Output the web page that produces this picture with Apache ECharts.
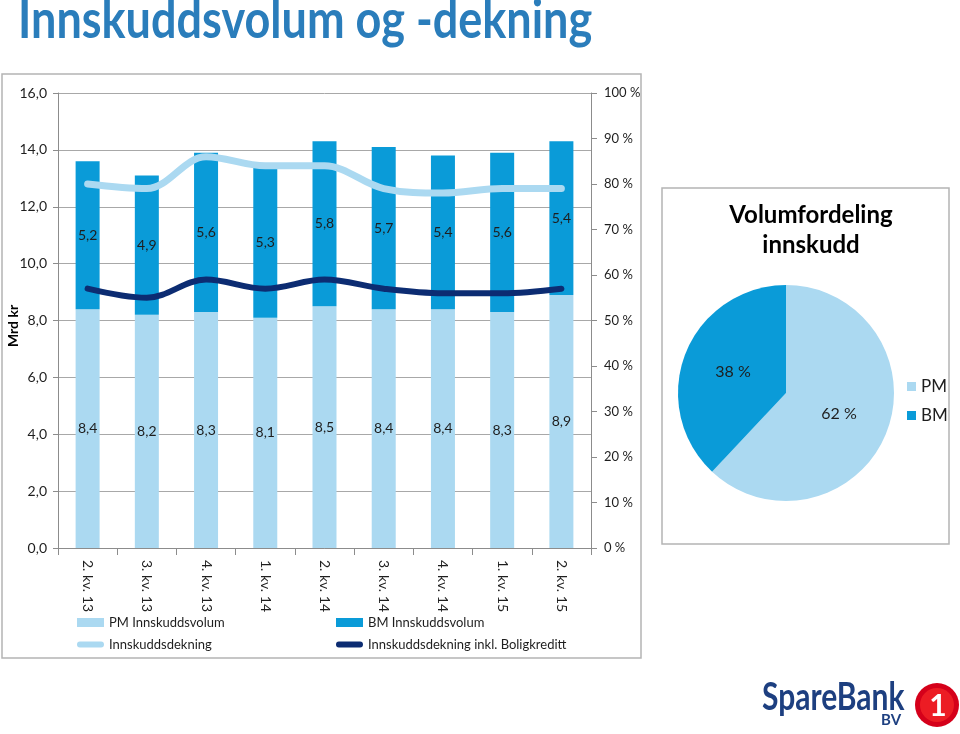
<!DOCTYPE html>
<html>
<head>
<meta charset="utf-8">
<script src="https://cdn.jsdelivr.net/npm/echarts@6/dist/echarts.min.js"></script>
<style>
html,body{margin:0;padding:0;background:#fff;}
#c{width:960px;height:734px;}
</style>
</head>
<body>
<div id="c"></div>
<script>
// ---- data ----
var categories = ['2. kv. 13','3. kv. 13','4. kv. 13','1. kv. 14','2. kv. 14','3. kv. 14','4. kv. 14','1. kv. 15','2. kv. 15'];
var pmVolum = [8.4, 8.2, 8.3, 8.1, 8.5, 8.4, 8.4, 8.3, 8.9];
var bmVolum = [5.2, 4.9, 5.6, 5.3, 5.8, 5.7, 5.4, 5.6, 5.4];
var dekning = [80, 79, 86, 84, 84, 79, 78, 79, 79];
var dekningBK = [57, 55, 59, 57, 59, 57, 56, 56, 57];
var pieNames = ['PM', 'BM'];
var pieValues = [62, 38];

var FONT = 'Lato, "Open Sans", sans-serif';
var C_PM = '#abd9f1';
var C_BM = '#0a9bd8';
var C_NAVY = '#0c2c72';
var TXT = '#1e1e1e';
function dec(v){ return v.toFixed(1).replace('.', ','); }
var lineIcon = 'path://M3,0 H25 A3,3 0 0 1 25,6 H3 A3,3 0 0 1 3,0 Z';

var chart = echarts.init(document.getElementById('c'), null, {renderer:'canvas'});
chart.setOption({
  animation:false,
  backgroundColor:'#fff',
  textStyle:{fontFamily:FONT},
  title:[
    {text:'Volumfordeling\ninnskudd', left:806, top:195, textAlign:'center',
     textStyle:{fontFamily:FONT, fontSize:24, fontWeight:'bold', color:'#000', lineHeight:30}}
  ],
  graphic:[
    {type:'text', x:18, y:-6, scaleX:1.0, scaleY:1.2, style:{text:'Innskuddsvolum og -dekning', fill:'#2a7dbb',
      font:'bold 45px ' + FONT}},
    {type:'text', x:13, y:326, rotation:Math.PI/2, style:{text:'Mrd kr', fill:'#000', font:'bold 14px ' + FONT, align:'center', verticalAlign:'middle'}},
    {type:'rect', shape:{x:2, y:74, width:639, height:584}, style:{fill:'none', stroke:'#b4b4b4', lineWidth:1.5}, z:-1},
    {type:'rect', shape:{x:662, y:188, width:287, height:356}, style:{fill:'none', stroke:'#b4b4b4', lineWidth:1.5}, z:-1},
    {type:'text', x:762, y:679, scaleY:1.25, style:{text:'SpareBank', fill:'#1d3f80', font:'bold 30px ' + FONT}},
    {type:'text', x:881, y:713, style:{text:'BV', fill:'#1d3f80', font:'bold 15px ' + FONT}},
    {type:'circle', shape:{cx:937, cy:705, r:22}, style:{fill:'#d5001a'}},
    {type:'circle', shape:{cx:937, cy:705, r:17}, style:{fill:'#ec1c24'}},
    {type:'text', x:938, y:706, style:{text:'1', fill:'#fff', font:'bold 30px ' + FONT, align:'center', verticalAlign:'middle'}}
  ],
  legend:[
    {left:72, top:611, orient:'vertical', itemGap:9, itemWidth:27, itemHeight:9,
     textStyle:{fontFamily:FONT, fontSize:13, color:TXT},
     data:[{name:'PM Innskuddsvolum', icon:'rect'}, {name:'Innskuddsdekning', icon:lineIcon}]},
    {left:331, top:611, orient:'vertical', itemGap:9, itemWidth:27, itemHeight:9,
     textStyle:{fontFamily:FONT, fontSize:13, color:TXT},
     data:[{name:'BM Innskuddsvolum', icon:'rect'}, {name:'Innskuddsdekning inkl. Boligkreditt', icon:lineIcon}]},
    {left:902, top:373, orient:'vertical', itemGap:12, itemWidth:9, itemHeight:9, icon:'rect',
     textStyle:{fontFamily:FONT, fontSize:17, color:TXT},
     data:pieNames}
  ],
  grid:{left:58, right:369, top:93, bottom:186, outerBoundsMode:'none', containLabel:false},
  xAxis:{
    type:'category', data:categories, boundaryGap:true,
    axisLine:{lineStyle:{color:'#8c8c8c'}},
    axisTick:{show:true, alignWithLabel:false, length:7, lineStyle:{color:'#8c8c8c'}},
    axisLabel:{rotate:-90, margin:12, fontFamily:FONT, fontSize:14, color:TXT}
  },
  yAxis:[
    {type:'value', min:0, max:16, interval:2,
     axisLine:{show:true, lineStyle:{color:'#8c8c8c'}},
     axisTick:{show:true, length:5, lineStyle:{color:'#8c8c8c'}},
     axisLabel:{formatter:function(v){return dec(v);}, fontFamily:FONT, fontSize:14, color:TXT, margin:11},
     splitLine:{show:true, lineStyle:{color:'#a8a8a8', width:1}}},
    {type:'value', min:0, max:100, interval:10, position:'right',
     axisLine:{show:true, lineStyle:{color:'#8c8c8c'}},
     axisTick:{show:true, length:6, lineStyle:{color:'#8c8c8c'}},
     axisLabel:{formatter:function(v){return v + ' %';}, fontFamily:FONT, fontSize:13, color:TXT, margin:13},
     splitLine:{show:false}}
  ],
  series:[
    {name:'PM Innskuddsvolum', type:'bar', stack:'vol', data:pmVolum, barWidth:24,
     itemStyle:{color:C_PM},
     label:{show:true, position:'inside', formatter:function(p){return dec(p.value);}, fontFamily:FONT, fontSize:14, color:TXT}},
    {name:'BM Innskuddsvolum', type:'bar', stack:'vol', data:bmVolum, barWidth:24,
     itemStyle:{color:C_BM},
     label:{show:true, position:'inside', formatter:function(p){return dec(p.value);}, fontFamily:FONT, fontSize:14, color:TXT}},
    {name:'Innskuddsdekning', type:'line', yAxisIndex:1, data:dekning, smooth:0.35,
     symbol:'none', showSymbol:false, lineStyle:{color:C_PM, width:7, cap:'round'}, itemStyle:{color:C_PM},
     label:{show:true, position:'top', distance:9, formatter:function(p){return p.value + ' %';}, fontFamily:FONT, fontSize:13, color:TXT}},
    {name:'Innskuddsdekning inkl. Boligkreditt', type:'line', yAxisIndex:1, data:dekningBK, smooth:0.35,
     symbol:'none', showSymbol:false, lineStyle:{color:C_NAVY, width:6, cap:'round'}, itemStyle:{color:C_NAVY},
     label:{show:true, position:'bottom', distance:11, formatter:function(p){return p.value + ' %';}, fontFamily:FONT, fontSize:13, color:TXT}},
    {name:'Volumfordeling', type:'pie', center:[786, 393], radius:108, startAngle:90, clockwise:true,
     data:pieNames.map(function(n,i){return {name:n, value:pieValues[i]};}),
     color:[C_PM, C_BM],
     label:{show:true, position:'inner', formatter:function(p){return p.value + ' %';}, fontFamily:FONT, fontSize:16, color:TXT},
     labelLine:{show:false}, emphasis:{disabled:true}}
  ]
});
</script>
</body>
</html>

···

Directions:
Keep the pictures out of the copy and write out the data exactly as it stands.

Exercise result:
Output the web page that produces this picture with Apache ECharts.
<!DOCTYPE html>
<html>
<head>
<meta charset="utf-8">
<script src="https://cdn.jsdelivr.net/npm/echarts@6/dist/echarts.min.js"></script>
<style>
html,body{margin:0;padding:0;background:#fff;}
#c{width:960px;height:734px;}
</style>
</head>
<body>
<div id="c"></div>
<script>
// ---- data ----
var categories = ['2. kv. 13','3. kv. 13','4. kv. 13','1. kv. 14','2. kv. 14','3. kv. 14','4. kv. 14','1. kv. 15','2. kv. 15'];
var pmVolum = [8.4, 8.2, 8.3, 8.1, 8.5, 8.4, 8.4, 8.3, 8.9];
var bmVolum = [5.2, 4.9, 5.6, 5.3, 5.8, 5.7, 5.4, 5.6, 5.4];
var dekning = [80, 79, 86, 84, 84, 79, 78, 79, 79];
var dekningBK = [57, 55, 59, 57, 59, 57, 56, 56, 57];
var pieNames = ['PM', 'BM'];
var pieValues = [62, 38];

var FONT = 'Lato, "Open Sans", sans-serif';
var C_PM = '#abd9f1';
var C_BM = '#0a9bd8';
var C_NAVY = '#0c2c72';
var TXT = '#1e1e1e';
function dec(v){ return v.toFixed(1).replace('.', ','); }
var lineIcon = 'path://M3,0 H25 A3,3 0 0 1 25,6 H3 A3,3 0 0 1 3,0 Z';

var chart = echarts.init(document.getElementById('c'), null, {renderer:'canvas'});
chart.setOption({
  animation:false,
  backgroundColor:'#fff',
  textStyle:{fontFamily:FONT},
  title:[
    {text:'Volumfordeling\ninnskudd', left:806, top:195, textAlign:'center',
     textStyle:{fontFamily:FONT, fontSize:24, fontWeight:'bold', color:'#000', lineHeight:30}}
  ],
  graphic:[
    {type:'text', x:18, y:-6, scaleX:1.0, scaleY:1.2, style:{text:'Innskuddsvolum og -dekning', fill:'#2a7dbb',
      font:'bold 45px ' + FONT}},
    {type:'text', x:13, y:326, rotation:Math.PI/2, style:{text:'Mrd kr', fill:'#000', font:'bold 14px ' + FONT, align:'center', verticalAlign:'middle'}},
    {type:'rect', shape:{x:2, y:74, width:639, height:584}, style:{fill:'none', stroke:'#b4b4b4', lineWidth:1.5}, z:-1},
    {type:'rect', shape:{x:662, y:188, width:287, height:356}, style:{fill:'none', stroke:'#b4b4b4', lineWidth:1.5}, z:-1},
    {type:'text', x:762, y:679, scaleY:1.25, style:{text:'SpareBank', fill:'#1d3f80', font:'bold 30px ' + FONT}},
    {type:'text', x:881, y:713, style:{text:'BV', fill:'#1d3f80', font:'bold 15px ' + FONT}},
    {type:'circle', shape:{cx:937, cy:705, r:22}, style:{fill:'#d5001a'}},
    {type:'circle', shape:{cx:937, cy:705, r:17}, style:{fill:'#ec1c24'}},
    {type:'text', x:938, y:706, style:{text:'1', fill:'#fff', font:'bold 30px ' + FONT, align:'center', verticalAlign:'middle'}}
  ],
  legend:[
    {left:72, top:611, orient:'vertical', itemGap:9, itemWidth:27, itemHeight:9,
     textStyle:{fontFamily:FONT, fontSize:13, color:TXT},
     data:[{name:'PM Innskuddsvolum', icon:'rect'}, {name:'Innskuddsdekning', icon:lineIcon}]},
    {left:331, top:611, orient:'vertical', itemGap:9, itemWidth:27, itemHeight:9,
     textStyle:{fontFamily:FONT, fontSize:13, color:TXT},
     data:[{name:'BM Innskuddsvolum', icon:'rect'}, {name:'Innskuddsdekning inkl. Boligkreditt', icon:lineIcon}]},
    {left:902, top:373, orient:'vertical', itemGap:12, itemWidth:9, itemHeight:9, icon:'rect',
     textStyle:{fontFamily:FONT, fontSize:17, color:TXT},
     data:pieNames}
  ],
  grid:{left:58, right:369, top:93, bottom:186, outerBoundsMode:'none', containLabel:false},
  xAxis:{
    type:'category', data:categories, boundaryGap:true,
    axisLine:{lineStyle:{color:'#8c8c8c'}},
    axisTick:{show:true, alignWithLabel:false, length:7, lineStyle:{color:'#8c8c8c'}},
    axisLabel:{rotate:-90, margin:12, fontFamily:FONT, fontSize:14, color:TXT}
  },
  yAxis:[
    {type:'value', min:0, max:16, interval:2,
     axisLine:{show:true, lineStyle:{color:'#8c8c8c'}},
     axisTick:{show:true, length:5, lineStyle:{color:'#8c8c8c'}},
     axisLabel:{formatter:function(v){return dec(v);}, fontFamily:FONT, fontSize:14, color:TXT, margin:11},
     splitLine:{show:true, lineStyle:{color:'#a8a8a8', width:1}}},
    {type:'value', min:0, max:100, interval:10, position:'right',
     axisLine:{show:true, lineStyle:{color:'#8c8c8c'}},
     axisTick:{show:true, length:6, lineStyle:{color:'#8c8c8c'}},
     axisLabel:{formatter:function(v){return v + ' %';}, fontFamily:FONT, fontSize:13, color:TXT, margin:13},
     splitLine:{show:false}}
  ],
  series:[
    {name:'PM Innskuddsvolum', type:'bar', stack:'vol', data:pmVolum, barWidth:24,
     itemStyle:{color:C_PM},
     label:{show:true, position:'inside', formatter:function(p){return dec(p.value);}, fontFamily:FONT, fontSize:14, color:TXT}},
    {name:'BM Innskuddsvolum', type:'bar', stack:'vol', data:bmVolum, barWidth:24,
     itemStyle:{color:C_BM},
     label:{show:true, position:'inside', formatter:function(p){return dec(p.value);}, fontFamily:FONT, fontSize:14, color:TXT}},
    {name:'Innskuddsdekning', type:'line', yAxisIndex:1, data:dekning, smooth:0.35,
     symbol:'none', showSymbol:false, lineStyle:{color:C_PM, width:7, cap:'round'}, itemStyle:{color:C_PM},
     label:{show:true, position:'top', distance:9, formatter:function(p){return p.value + ' %';}, fontFamily:FONT, fontSize:13, color:TXT}},
    {name:'Innskuddsdekning inkl. Boligkreditt', type:'line', yAxisIndex:1, data:dekningBK, smooth:0.35,
     symbol:'none', showSymbol:false, lineStyle:{color:C_NAVY, width:6, cap:'round'}, itemStyle:{color:C_NAVY},
     label:{show:true, position:'bottom', distance:11, formatter:function(p){return p.value + ' %';}, fontFamily:FONT, fontSize:13, color:TXT}},
    {name:'Volumfordeling', type:'pie', center:[786, 393], radius:108, startAngle:90, clockwise:true,
     data:pieNames.map(function(n,i){return {name:n, value:pieValues[i]};}),
     color:[C_PM, C_BM],
     label:{show:true, position:'inner', formatter:function(p){return p.value + ' %';}, fontFamily:FONT, fontSize:16, color:TXT},
     labelLine:{show:false}, emphasis:{disabled:true}}
  ]
});
</script>
</body>
</html>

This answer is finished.